# My "Now" Tidy Gym



## the_highlander

With my Training Partner...lol


----------



## Milky

VERY NICE !!


----------



## the_highlander




----------



## Cam93

now get the duct tape and tidy up that rowing seat!

stuff like that drives me nuts


----------



## the_highlander

Dumbbells were they should be..!


----------



## Buzzz_

Looks better! Good job

Is your training partner called "spot" by any chance? :whistling:


----------



## Pancake'

Nice


----------



## paulandabbi

Looks bang on now mate! I have my pooch out training with me too lol


----------



## BoxerJay

Awesome mate  - Didn't see your dog for ages haha


----------



## mygym-mytemple

Much better even safe for the dog now!


----------



## Southern Karate Guy

the_highlander said:


> With my Training Partner...lol


Ah if its tidy your not working out hard enough


----------



## the_highlander




----------



## the_highlander




----------



## BLUE(UK)

Looks brilliant.

What dimensions(size) are the room its in?


----------



## Buzzz_

It's 10m x 5m (I read his other thread)


----------



## the_highlander

Buzzz_ said:


> Looks better! Good job
> 
> Is your training partner called "spot" by any chance? :whistling:


LoL, aye wuda been a good name for him, he's a Black Lab & Called Nero...


----------



## badly_dubbed

nice! home gyms are the business


----------



## woody081

That is a nice setup !


----------



## the_highlander

amigamike said:


> Ah if its tidy your not working out hard enough


Always working Hard Buddy


----------



## the_highlander

badly_dubbed said:


> nice! home gyms are the business


Cheers man, Aye they Sure are mate,it takes a while till add all the equipment, love being able to train when I want


----------



## badly_dubbed

the_highlander said:


> Cheers man, Aye they Sure are mate,it takes a while till add all the equipment, love being able to train when I want


Tell me about it...im off on a wee road trip to pick up some gear at the start of the week


----------



## andyhuggins

the_highlander said:


> With my Training Partner...lol


Jealous


----------



## BLUE(UK)

Buzzz_ said:


> It's 10m x 5m (I read his other thread)

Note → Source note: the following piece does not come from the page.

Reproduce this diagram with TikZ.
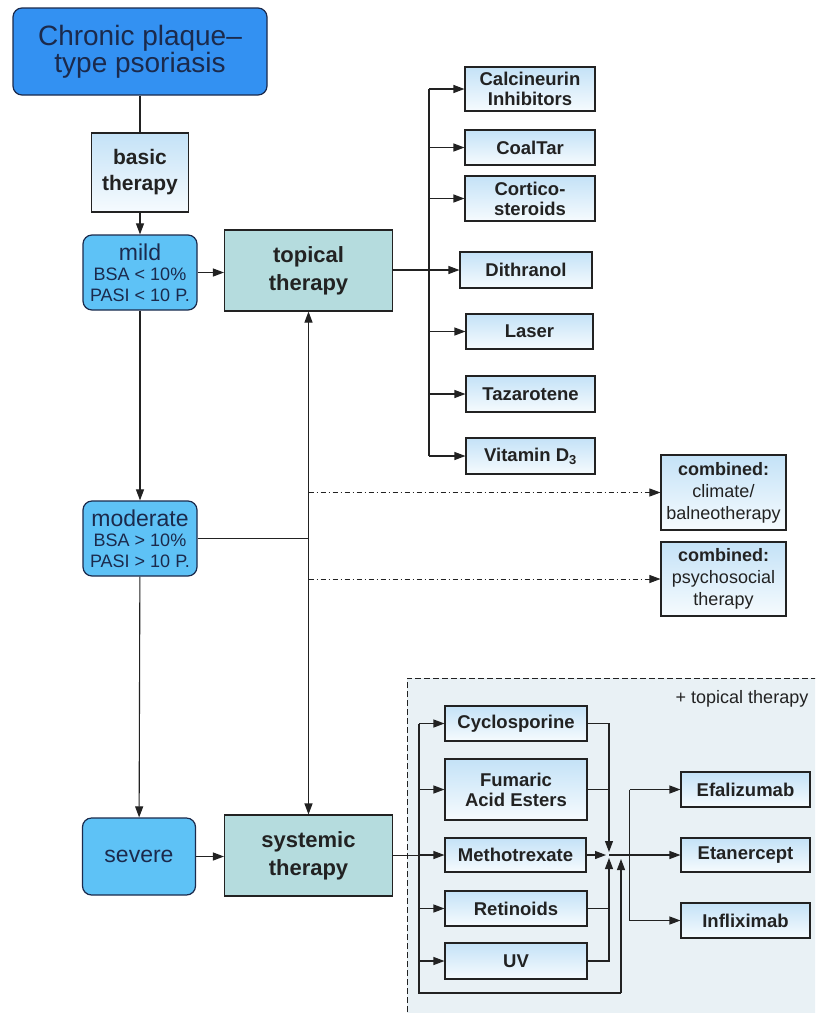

That's quite large(50sqm), I was thinking a 7x7 would be massive for an home gym(49sqm).


----------



## solidcecil

Looks good mate, when am I coming up for a session?


----------



## AestheticManlet

Looks good mate, is your training partner a good spotter?


----------



## paulandabbi

solidcecil said:


> Looks good mate, when am I coming up for a session?


I think he should say all Team Solid can go and use it. That could be HQ :lol:


----------



## Dirk McQuickly

nice. you could charge entrance for that.


----------



## the_highlander

solidcecil said:


> Looks good mate, when am I coming up for a session?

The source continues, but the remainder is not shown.